*Required work*
Will you repeat only the lines beginning at the one that mentions "Give me the" and ending at the one that mentions "clo3_100_zvi4, clo3_10_zvi10, clo3_100_zvi10];", both of them included, exactly?

*Dataset records*
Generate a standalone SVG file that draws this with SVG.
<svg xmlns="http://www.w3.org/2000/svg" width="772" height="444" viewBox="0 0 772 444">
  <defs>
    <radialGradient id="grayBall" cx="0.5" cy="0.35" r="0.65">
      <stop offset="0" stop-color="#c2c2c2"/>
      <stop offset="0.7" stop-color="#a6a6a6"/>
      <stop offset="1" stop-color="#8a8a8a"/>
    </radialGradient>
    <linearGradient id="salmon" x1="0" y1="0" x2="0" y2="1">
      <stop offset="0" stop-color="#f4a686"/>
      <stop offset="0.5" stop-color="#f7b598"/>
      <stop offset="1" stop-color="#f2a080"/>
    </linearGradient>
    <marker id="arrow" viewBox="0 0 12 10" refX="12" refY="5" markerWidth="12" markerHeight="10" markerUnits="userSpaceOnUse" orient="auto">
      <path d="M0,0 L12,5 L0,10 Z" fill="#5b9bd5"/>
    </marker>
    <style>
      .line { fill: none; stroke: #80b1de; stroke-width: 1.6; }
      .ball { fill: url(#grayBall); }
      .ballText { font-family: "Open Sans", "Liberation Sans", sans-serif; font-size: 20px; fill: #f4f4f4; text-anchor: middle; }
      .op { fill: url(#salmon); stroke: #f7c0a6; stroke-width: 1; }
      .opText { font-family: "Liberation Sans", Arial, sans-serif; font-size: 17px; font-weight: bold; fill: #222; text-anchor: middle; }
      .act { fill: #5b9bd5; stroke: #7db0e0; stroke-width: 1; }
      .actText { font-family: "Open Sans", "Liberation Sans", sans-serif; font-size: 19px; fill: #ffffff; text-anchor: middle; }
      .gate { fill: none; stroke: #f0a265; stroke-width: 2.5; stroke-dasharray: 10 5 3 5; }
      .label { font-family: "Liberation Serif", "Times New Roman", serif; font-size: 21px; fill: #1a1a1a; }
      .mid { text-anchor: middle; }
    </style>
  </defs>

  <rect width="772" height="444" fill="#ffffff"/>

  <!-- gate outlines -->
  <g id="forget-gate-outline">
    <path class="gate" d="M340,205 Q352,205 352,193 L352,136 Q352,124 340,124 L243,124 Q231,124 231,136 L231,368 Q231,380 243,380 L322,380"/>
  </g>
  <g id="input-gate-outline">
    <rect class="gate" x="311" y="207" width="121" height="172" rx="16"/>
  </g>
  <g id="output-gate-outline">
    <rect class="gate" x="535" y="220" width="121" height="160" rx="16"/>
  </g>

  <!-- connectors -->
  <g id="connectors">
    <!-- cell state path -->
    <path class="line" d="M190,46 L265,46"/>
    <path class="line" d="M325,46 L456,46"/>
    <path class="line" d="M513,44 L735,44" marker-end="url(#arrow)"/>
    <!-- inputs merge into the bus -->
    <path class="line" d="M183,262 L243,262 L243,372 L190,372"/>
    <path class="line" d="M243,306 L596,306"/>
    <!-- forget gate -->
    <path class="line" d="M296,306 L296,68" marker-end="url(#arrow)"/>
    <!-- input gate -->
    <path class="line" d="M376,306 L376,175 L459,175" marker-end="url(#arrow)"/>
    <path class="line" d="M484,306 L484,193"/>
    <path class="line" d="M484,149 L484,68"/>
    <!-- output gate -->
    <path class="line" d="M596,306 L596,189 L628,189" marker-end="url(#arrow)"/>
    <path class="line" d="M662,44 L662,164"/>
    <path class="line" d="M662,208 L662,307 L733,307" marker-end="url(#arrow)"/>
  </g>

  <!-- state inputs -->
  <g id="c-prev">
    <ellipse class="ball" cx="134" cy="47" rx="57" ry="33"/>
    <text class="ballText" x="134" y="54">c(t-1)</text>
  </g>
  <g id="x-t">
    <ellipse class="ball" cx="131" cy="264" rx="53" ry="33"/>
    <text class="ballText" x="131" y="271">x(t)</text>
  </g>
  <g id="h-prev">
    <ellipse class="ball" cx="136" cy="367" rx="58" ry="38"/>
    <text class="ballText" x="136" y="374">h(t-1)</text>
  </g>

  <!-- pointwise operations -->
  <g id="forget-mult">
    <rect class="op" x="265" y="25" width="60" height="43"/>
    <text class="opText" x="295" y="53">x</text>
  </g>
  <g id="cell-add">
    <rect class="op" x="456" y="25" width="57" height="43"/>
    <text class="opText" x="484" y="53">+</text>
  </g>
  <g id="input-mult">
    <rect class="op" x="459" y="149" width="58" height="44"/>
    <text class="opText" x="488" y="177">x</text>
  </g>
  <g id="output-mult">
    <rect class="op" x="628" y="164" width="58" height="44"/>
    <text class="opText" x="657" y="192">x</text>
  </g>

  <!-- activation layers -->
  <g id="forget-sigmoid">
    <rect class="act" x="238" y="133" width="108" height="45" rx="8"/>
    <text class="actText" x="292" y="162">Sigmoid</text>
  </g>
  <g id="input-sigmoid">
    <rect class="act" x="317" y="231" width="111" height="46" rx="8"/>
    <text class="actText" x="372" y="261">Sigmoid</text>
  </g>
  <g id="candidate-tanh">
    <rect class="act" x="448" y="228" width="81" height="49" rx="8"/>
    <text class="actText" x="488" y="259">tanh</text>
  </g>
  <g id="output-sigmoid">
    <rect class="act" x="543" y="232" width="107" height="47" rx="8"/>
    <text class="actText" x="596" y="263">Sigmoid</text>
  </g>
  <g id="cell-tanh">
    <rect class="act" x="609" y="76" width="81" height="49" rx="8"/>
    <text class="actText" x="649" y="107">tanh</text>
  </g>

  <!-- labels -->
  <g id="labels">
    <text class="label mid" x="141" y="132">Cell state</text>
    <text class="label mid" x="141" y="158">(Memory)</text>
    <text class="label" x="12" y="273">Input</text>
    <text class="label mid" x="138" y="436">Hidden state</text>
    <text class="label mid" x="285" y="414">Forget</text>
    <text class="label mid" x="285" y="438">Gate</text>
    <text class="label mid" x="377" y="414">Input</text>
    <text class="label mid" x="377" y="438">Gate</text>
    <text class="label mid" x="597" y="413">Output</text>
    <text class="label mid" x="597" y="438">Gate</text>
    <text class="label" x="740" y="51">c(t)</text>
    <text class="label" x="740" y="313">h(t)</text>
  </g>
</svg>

---

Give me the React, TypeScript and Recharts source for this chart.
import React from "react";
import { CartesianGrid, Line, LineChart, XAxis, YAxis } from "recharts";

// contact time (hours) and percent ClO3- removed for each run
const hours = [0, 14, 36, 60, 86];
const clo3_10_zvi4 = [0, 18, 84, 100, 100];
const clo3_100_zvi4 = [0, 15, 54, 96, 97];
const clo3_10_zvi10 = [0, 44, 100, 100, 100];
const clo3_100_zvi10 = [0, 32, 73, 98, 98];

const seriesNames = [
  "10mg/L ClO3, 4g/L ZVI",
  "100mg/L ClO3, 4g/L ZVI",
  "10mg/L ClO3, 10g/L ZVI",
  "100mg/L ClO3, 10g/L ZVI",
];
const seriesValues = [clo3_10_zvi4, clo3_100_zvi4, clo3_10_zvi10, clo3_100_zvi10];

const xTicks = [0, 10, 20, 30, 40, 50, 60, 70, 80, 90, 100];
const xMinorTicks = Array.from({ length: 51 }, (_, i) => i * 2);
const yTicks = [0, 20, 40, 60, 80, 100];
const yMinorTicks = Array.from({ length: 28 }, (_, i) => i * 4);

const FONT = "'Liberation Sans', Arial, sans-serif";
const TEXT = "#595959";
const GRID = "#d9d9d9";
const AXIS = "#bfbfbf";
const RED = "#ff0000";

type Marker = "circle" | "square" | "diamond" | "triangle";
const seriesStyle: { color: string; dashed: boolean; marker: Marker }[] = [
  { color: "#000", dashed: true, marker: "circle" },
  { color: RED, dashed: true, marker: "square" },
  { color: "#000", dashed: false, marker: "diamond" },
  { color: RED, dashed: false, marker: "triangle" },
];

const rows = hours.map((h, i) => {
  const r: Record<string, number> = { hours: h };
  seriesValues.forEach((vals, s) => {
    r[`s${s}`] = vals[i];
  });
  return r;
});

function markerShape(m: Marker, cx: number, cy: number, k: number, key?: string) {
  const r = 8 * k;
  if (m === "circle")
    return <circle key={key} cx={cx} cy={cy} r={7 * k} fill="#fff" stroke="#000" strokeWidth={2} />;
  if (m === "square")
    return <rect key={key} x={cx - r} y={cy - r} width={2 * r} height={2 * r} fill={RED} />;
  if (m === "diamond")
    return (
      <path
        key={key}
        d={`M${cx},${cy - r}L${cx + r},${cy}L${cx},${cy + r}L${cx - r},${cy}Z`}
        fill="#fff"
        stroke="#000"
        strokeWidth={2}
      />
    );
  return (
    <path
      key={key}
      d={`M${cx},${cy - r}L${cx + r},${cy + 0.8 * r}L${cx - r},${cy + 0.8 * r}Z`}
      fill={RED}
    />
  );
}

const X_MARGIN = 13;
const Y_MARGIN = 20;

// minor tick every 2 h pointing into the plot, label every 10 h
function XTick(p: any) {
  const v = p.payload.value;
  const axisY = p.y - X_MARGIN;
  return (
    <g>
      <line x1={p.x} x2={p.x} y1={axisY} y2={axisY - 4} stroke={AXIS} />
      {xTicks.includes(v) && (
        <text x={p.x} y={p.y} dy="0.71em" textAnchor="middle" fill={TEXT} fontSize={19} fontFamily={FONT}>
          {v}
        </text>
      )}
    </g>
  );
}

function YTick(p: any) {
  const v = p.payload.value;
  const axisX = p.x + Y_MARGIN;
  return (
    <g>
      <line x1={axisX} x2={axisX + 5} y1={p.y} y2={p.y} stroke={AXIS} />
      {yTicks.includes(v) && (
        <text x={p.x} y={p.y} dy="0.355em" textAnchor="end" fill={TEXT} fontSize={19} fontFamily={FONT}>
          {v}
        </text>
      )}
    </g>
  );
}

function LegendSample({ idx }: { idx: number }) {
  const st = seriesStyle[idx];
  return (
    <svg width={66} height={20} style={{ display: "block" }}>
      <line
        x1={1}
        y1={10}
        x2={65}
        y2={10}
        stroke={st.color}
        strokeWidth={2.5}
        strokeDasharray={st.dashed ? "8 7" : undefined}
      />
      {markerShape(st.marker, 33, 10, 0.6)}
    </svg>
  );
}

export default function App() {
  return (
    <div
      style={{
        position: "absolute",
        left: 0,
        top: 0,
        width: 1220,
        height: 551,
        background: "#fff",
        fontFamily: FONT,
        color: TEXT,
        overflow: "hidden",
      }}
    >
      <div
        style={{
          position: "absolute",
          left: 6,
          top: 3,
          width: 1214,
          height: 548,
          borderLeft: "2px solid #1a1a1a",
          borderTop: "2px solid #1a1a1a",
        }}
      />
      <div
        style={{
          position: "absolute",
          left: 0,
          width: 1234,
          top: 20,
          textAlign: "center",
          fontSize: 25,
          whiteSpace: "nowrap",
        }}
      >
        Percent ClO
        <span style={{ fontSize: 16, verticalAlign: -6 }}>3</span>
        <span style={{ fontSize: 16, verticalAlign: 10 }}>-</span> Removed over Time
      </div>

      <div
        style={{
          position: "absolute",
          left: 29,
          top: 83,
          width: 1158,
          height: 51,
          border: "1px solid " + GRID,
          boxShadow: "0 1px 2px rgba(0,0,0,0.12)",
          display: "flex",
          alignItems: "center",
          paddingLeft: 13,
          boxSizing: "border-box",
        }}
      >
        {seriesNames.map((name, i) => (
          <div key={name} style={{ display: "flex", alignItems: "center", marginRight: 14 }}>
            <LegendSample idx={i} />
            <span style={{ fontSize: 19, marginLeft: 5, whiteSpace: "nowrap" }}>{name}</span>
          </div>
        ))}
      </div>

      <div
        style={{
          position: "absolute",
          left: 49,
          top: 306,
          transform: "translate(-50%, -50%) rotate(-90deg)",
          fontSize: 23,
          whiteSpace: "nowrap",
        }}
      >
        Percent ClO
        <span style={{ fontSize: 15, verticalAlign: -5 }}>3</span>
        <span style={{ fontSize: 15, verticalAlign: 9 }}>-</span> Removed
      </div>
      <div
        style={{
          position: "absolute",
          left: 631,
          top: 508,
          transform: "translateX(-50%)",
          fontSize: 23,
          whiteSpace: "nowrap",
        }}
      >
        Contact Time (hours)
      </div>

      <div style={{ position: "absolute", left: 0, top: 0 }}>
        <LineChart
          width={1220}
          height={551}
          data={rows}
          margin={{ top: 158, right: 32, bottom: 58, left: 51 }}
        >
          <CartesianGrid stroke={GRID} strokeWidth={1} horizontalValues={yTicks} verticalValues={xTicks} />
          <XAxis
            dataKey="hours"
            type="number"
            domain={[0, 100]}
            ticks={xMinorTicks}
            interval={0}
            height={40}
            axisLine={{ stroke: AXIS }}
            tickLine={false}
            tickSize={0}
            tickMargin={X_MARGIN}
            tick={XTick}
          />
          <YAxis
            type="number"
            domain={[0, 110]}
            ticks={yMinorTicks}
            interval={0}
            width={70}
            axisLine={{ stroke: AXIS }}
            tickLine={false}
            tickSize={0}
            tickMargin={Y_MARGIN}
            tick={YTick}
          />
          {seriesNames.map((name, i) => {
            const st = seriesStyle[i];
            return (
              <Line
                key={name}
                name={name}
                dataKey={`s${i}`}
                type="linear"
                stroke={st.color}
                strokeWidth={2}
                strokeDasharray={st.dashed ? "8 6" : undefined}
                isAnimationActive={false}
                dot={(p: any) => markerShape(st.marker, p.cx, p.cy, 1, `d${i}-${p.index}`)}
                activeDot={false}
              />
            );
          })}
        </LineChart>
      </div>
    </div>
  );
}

*Task output*
Give me the React, TypeScript and Recharts source for this chart.
import React from "react";
import { CartesianGrid, Line, LineChart, XAxis, YAxis } from "recharts";

// contact time (hours) and percent ClO3- removed for each run
const hours = [0, 14, 36, 60, 86];
const clo3_10_zvi4 = [0, 18, 84, 100, 100];
const clo3_100_zvi4 = [0, 15, 54, 96, 97];
const clo3_10_zvi10 = [0, 44, 100, 100, 100];
const clo3_100_zvi10 = [0, 32, 73, 98, 98];

const seriesNames = [
  "10mg/L ClO3, 4g/L ZVI",
  "100mg/L ClO3, 4g/L ZVI",
  "10mg/L ClO3, 10g/L ZVI",
  "100mg/L ClO3, 10g/L ZVI",
];
const seriesValues = [clo3_10_zvi4, clo3_100_zvi4, clo3_10_zvi10, clo3_100_zvi10];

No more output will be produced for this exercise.